Data section>

____________

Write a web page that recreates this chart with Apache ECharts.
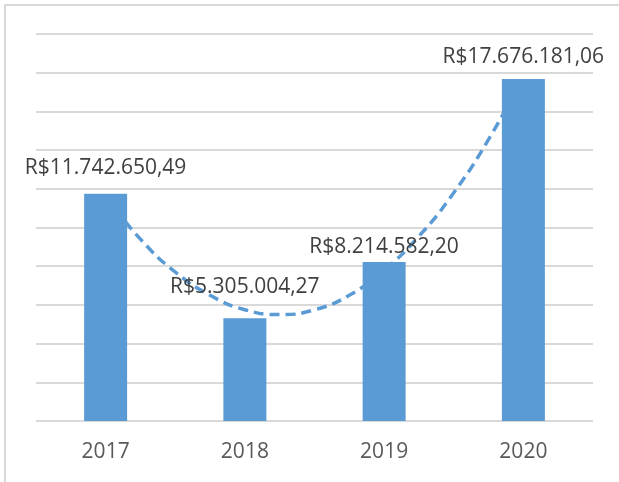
<!DOCTYPE html>
<html>
<head>
<meta charset="utf-8">
<title>Valores por ano</title>
<script src="https://cdn.jsdelivr.net/npm/echarts@6/dist/echarts.min.js"></script>
<style>
  html, body { margin: 0; padding: 0; background: #fff; }
  #chart { width: 619px; height: 482px; }
</style>
</head>
<body>
<div id="chart"></div>
<script>
// dados do grafico
var anos = ['2017', '2018', '2019', '2020']
var valores = [11742650.49, 5305004.27, 8214582.20, 17676181.06]

// linha de tendencia, x = posicao da categoria (1 = 2017)
var tendenciaX = [1, 1.25, 1.5, 1.75, 2, 2.25, 2.5, 2.75, 3, 3.25, 3.5, 3.75, 4]
var tendenciaY = [11.6, 9.4, 7.7, 6.5, 5.75, 5.5, 5.75, 6.5, 7.8, 9.55, 11.8, 14.55, 17.8]

// deslocamento vertical dos rotulos (px)
var labelOffsets = [-15, -21, -5, -11]

var azul = '#5B9BD5'
var cinza = '#D9D9D9'
var fonte = '"Open Sans", "Liberation Sans", sans-serif'

function formatReal (v) {
  var partes = v.toFixed(2).split('.')
  var inteiro = partes[0].replace(/\B(?=(\d{3})+(?!\d))/g, '.')
  return 'R$' + inteiro + ',' + partes[1]
}

var chart = echarts.init(document.getElementById('chart'), null, { renderer: 'canvas' })

var barData = valores.map(function (v, i) {
  return {
    value: v,
    label: { offset: [0, labelOffsets[i]] }
  }
})

var trendData = tendenciaX.map(function (x, i) {
  return [x, tendenciaY[i] * 1e6]
})

var option = {
  animation: false,
  backgroundColor: '#fff',
  grid: { left: 36, right: 26, top: 34, bottom: 61 },
  graphic: [{
    type: 'rect',
    shape: { x: 5, y: 5, width: 700, height: 600 },
    style: { fill: 'none', stroke: cinza, lineWidth: 2 },
    silent: true
  }],
  xAxis: [{
    type: 'category',
    data: anos,
    axisLine: { show: false },
    axisTick: { show: false },
    axisLabel: { color: '#595959', fontSize: 21, fontFamily: fonte, margin: 21 }
  }, {
    type: 'value',
    min: 0.5,
    max: 4.5,
    show: false
  }],
  yAxis: {
    type: 'value',
    min: 0,
    max: 20000000,
    interval: 2000000,
    axisLine: { show: false },
    axisTick: { show: false },
    axisLabel: { show: false },
    splitLine: { lineStyle: { color: cinza, width: 2 } }
  },
  series: [{
    name: 'Tendencia',
    type: 'line',
    xAxisIndex: 1,
    data: trendData,
    smooth: true,
    showSymbol: false,
    z: 1,
    lineStyle: { color: azul, width: 3.5, type: [10, 6] }
  }, {
    name: 'Valor',
    type: 'bar',
    data: barData,
    barWidth: 43,
    z: 2,
    itemStyle: { color: azul },
    label: {
      show: true,
      position: 'top',
      distance: 0,
      color: '#404040',
      fontSize: 21,
      fontFamily: fonte,
      formatter: function (p) { return formatReal(p.value) }
    }
  }]
}

chart.setOption(option)
</script>
</body>
</html>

____________

Problem description> Quote, please, every line of the material above from its start through the line that has "var valores = [11742650.49, 5305004.27, 8214582.20, 17676181.06]", reproducing the words exactly and dropping any images.

Answer to this exercise>
Write a web page that recreates this chart with Apache ECharts.
<!DOCTYPE html>
<html>
<head>
<meta charset="utf-8">
<title>Valores por ano</title>
<script src="https://cdn.jsdelivr.net/npm/echarts@6/dist/echarts.min.js"></script>
<style>
  html, body { margin: 0; padding: 0; background: #fff; }
  #chart { width: 619px; height: 482px; }
</style>
</head>
<body>
<div id="chart"></div>
<script>
// dados do grafico
var anos = ['2017', '2018', '2019', '2020']
var valores = [11742650.49, 5305004.27, 8214582.20, 17676181.06]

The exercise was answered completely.